**Task prompt:** Exactly reproduce each record listed below.

**Working data:**
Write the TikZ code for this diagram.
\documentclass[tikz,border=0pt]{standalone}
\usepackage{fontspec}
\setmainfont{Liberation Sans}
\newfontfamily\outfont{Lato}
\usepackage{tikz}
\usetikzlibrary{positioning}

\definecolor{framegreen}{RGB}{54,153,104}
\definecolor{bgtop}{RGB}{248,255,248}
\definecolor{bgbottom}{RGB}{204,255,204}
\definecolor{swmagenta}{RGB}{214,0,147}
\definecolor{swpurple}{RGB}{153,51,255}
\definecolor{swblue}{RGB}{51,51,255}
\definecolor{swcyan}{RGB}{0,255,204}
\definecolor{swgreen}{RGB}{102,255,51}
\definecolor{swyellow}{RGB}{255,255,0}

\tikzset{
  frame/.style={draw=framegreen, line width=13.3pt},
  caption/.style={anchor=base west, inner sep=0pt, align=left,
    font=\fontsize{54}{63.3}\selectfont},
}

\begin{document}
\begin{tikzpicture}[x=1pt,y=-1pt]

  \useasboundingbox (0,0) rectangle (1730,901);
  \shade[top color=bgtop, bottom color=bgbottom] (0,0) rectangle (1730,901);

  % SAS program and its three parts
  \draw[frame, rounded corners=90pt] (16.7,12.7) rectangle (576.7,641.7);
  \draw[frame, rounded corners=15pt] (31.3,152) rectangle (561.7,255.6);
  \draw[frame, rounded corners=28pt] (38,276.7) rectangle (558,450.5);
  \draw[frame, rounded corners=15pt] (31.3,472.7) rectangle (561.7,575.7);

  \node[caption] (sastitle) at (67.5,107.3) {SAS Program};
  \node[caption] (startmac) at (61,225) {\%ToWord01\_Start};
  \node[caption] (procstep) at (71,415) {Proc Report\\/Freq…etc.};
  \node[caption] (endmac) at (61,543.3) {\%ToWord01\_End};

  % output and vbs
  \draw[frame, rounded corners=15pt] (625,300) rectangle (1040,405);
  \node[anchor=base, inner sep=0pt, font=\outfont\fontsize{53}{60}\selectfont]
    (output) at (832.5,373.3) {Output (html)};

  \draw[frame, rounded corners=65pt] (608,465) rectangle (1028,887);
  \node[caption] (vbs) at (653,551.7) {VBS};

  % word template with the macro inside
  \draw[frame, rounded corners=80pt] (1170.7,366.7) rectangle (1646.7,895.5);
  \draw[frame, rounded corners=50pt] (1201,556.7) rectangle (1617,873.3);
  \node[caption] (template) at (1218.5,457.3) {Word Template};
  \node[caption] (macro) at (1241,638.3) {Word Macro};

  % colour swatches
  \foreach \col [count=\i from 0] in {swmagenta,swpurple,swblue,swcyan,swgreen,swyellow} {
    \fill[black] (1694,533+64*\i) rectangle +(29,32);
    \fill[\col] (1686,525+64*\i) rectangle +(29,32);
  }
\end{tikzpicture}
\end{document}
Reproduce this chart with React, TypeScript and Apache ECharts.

**Task solution:**
Write the TikZ code for this diagram.
\documentclass[tikz,border=0pt]{standalone}
\usepackage{fontspec}
\setmainfont{Liberation Sans}
\newfontfamily\outfont{Lato}
\usepackage{tikz}
\usetikzlibrary{positioning}

\definecolor{framegreen}{RGB}{54,153,104}
\definecolor{bgtop}{RGB}{248,255,248}
\definecolor{bgbottom}{RGB}{204,255,204}
\definecolor{swmagenta}{RGB}{214,0,147}
\definecolor{swpurple}{RGB}{153,51,255}
\definecolor{swblue}{RGB}{51,51,255}
\definecolor{swcyan}{RGB}{0,255,204}
\definecolor{swgreen}{RGB}{102,255,51}
\definecolor{swyellow}{RGB}{255,255,0}

\tikzset{
  frame/.style={draw=framegreen, line width=13.3pt},
  caption/.style={anchor=base west, inner sep=0pt, align=left,
    font=\fontsize{54}{63.3}\selectfont},
}

\begin{document}
\begin{tikzpicture}[x=1pt,y=-1pt]

  \useasboundingbox (0,0) rectangle (1730,901);
  \shade[top color=bgtop, bottom color=bgbottom] (0,0) rectangle (1730,901);

  % SAS program and its three parts
  \draw[frame, rounded corners=90pt] (16.7,12.7) rectangle (576.7,641.7);
  \draw[frame, rounded corners=15pt] (31.3,152) rectangle (561.7,255.6);
  \draw[frame, rounded corners=28pt] (38,276.7) rectangle (558,450.5);
  \draw[frame, rounded corners=15pt] (31.3,472.7) rectangle (561.7,575.7);

  \node[caption] (sastitle) at (67.5,107.3) {SAS Program};
  \node[caption] (startmac) at (61,225) {\%ToWord01\_Start};
  \node[caption] (procstep) at (71,415) {Proc Report\\/Freq…etc.};
  \node[caption] (endmac) at (61,543.3) {\%ToWord01\_End};

  % output and vbs
  \draw[frame, rounded corners=15pt] (625,300) rectangle (1040,405);
  \node[anchor=base, inner sep=0pt, font=\outfont\fontsize{53}{60}\selectfont]
    (output) at (832.5,373.3) {Output (html)};

  \draw[frame, rounded corners=65pt] (608,465) rectangle (1028,887);
  \node[caption] (vbs) at (653,551.7) {VBS};

  % word template with the macro inside
  \draw[frame, rounded corners=80pt] (1170.7,366.7) rectangle (1646.7,895.5);
  \draw[frame, rounded corners=50pt] (1201,556.7) rectangle (1617,873.3);
  \node[caption] (template) at (1218.5,457.3) {Word Template};
  \node[caption] (macro) at (1241,638.3) {Word Macro};

  % colour swatches
  \foreach \col [count=\i from 0] in {swmagenta,swpurple,swblue,swcyan,swgreen,swyellow} {
    \fill[black] (1694,533+64*\i) rectangle +(29,32);
    \fill[\col] (1686,525+64*\i) rectangle +(29,32);
  }
\end{tikzpicture}
\end{document}
Reproduce this chart with React, TypeScript and Apache ECharts.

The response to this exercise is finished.